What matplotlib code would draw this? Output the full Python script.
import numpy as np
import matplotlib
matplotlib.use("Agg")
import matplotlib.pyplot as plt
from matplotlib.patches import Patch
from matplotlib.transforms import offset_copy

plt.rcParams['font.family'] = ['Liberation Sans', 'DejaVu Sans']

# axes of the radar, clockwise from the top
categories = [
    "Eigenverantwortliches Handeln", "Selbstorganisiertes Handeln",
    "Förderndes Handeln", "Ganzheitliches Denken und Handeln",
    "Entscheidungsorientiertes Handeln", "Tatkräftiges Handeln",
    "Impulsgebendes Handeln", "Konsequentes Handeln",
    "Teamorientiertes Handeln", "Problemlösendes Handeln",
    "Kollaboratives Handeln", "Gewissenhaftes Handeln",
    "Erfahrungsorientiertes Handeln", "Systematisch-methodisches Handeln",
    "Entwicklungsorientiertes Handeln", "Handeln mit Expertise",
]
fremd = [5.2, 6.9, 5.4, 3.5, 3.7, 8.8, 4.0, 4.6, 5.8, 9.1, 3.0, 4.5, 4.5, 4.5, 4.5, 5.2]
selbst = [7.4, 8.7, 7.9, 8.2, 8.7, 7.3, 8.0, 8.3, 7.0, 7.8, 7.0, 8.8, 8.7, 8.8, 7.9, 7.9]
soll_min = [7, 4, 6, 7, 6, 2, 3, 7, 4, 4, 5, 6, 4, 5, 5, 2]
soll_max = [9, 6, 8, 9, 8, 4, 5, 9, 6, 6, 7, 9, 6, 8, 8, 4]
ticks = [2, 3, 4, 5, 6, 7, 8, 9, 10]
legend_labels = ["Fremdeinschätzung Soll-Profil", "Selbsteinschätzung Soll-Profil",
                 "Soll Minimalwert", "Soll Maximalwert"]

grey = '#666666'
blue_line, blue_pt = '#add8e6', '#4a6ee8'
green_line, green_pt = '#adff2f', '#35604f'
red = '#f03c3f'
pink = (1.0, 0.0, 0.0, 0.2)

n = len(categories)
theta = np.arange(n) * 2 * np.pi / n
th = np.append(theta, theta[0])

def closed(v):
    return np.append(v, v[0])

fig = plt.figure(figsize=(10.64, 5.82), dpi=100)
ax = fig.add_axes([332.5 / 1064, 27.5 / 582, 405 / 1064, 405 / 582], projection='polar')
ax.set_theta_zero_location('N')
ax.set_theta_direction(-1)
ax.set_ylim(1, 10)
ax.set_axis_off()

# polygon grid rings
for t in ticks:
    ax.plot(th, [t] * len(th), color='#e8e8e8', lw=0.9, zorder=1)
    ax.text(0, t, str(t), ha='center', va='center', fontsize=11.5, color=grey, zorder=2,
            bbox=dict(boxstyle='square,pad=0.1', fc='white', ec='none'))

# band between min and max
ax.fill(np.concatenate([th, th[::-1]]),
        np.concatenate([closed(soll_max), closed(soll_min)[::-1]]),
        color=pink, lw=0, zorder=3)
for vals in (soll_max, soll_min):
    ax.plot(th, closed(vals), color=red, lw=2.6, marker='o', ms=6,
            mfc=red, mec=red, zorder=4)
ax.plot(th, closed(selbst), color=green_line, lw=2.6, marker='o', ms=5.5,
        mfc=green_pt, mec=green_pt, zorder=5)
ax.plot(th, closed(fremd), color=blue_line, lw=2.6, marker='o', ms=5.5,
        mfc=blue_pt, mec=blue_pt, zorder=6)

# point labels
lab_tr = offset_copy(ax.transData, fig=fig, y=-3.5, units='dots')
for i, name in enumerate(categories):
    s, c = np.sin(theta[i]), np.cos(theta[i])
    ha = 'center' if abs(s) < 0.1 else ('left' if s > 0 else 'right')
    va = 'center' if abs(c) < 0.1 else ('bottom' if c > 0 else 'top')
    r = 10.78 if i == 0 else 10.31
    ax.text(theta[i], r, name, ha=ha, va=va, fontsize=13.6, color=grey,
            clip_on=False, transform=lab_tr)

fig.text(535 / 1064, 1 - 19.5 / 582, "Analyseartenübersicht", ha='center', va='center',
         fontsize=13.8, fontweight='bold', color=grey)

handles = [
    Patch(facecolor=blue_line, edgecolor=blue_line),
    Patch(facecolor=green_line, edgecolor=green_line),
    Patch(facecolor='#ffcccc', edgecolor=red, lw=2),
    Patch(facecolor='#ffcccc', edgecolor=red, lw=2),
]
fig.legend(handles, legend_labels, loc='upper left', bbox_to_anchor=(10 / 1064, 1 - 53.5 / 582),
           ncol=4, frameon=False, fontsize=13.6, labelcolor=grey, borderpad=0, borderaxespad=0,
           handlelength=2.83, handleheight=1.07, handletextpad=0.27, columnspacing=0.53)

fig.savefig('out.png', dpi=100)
_ _ _ _ _ _ _
[WHAT IS ASKED]: Restate the listing above word for word.

[CORRECT ANSWER]:
What matplotlib code would draw this? Output the full Python script.
import numpy as np
import matplotlib
matplotlib.use("Agg")
import matplotlib.pyplot as plt
from matplotlib.patches import Patch
from matplotlib.transforms import offset_copy

plt.rcParams['font.family'] = ['Liberation Sans', 'DejaVu Sans']

# axes of the radar, clockwise from the top
categories = [
    "Eigenverantwortliches Handeln", "Selbstorganisiertes Handeln",
    "Förderndes Handeln", "Ganzheitliches Denken und Handeln",
    "Entscheidungsorientiertes Handeln", "Tatkräftiges Handeln",
    "Impulsgebendes Handeln", "Konsequentes Handeln",
    "Teamorientiertes Handeln", "Problemlösendes Handeln",
    "Kollaboratives Handeln", "Gewissenhaftes Handeln",
    "Erfahrungsorientiertes Handeln", "Systematisch-methodisches Handeln",
    "Entwicklungsorientiertes Handeln", "Handeln mit Expertise",
]
fremd = [5.2, 6.9, 5.4, 3.5, 3.7, 8.8, 4.0, 4.6, 5.8, 9.1, 3.0, 4.5, 4.5, 4.5, 4.5, 5.2]
selbst = [7.4, 8.7, 7.9, 8.2, 8.7, 7.3, 8.0, 8.3, 7.0, 7.8, 7.0, 8.8, 8.7, 8.8, 7.9, 7.9]
soll_min = [7, 4, 6, 7, 6, 2, 3, 7, 4, 4, 5, 6, 4, 5, 5, 2]
soll_max = [9, 6, 8, 9, 8, 4, 5, 9, 6, 6, 7, 9, 6, 8, 8, 4]
ticks = [2, 3, 4, 5, 6, 7, 8, 9, 10]
legend_labels = ["Fremdeinschätzung Soll-Profil", "Selbsteinschätzung Soll-Profil",
                 "Soll Minimalwert", "Soll Maximalwert"]

grey = '#666666'
blue_line, blue_pt = '#add8e6', '#4a6ee8'
green_line, green_pt = '#adff2f', '#35604f'
red = '#f03c3f'
pink = (1.0, 0.0, 0.0, 0.2)

n = len(categories)
theta = np.arange(n) * 2 * np.pi / n
th = np.append(theta, theta[0])

def closed(v):
    return np.append(v, v[0])

fig = plt.figure(figsize=(10.64, 5.82), dpi=100)
ax = fig.add_axes([332.5 / 1064, 27.5 / 582, 405 / 1064, 405 / 582], projection='polar')
ax.set_theta_zero_location('N')
ax.set_theta_direction(-1)
ax.set_ylim(1, 10)
ax.set_axis_off()

# polygon grid rings
for t in ticks:
    ax.plot(th, [t] * len(th), color='#e8e8e8', lw=0.9, zorder=1)
    ax.text(0, t, str(t), ha='center', va='center', fontsize=11.5, color=grey, zorder=2,
            bbox=dict(boxstyle='square,pad=0.1', fc='white', ec='none'))

# band between min and max
ax.fill(np.concatenate([th, th[::-1]]),
        np.concatenate([closed(soll_max), closed(soll_min)[::-1]]),
        color=pink, lw=0, zorder=3)
for vals in (soll_max, soll_min):
    ax.plot(th, closed(vals), color=red, lw=2.6, marker='o', ms=6,
            mfc=red, mec=red, zorder=4)
ax.plot(th, closed(selbst), color=green_line, lw=2.6, marker='o', ms=5.5,
        mfc=green_pt, mec=green_pt, zorder=5)
ax.plot(th, closed(fremd), color=blue_line, lw=2.6, marker='o', ms=5.5,
        mfc=blue_pt, mec=blue_pt, zorder=6)

# point labels
lab_tr = offset_copy(ax.transData, fig=fig, y=-3.5, units='dots')
for i, name in enumerate(categories):
    s, c = np.sin(theta[i]), np.cos(theta[i])
    ha = 'center' if abs(s) < 0.1 else ('left' if s > 0 else 'right')
    va = 'center' if abs(c) < 0.1 else ('bottom' if c > 0 else 'top')
    r = 10.78 if i == 0 else 10.31
    ax.text(theta[i], r, name, ha=ha, va=va, fontsize=13.6, color=grey,
            clip_on=False, transform=lab_tr)

fig.text(535 / 1064, 1 - 19.5 / 582, "Analyseartenübersicht", ha='center', va='center',
         fontsize=13.8, fontweight='bold', color=grey)

handles = [
    Patch(facecolor=blue_line, edgecolor=blue_line),
    Patch(facecolor=green_line, edgecolor=green_line),
    Patch(facecolor='#ffcccc', edgecolor=red, lw=2),
    Patch(facecolor='#ffcccc', edgecolor=red, lw=2),
]
fig.legend(handles, legend_labels, loc='upper left', bbox_to_anchor=(10 / 1064, 1 - 53.5 / 582),
           ncol=4, frameon=False, fontsize=13.6, labelcolor=grey, borderpad=0, borderaxespad=0,
           handlelength=2.83, handleheight=1.07, handletextpad=0.27, columnspacing=0.53)

fig.savefig('out.png', dpi=100)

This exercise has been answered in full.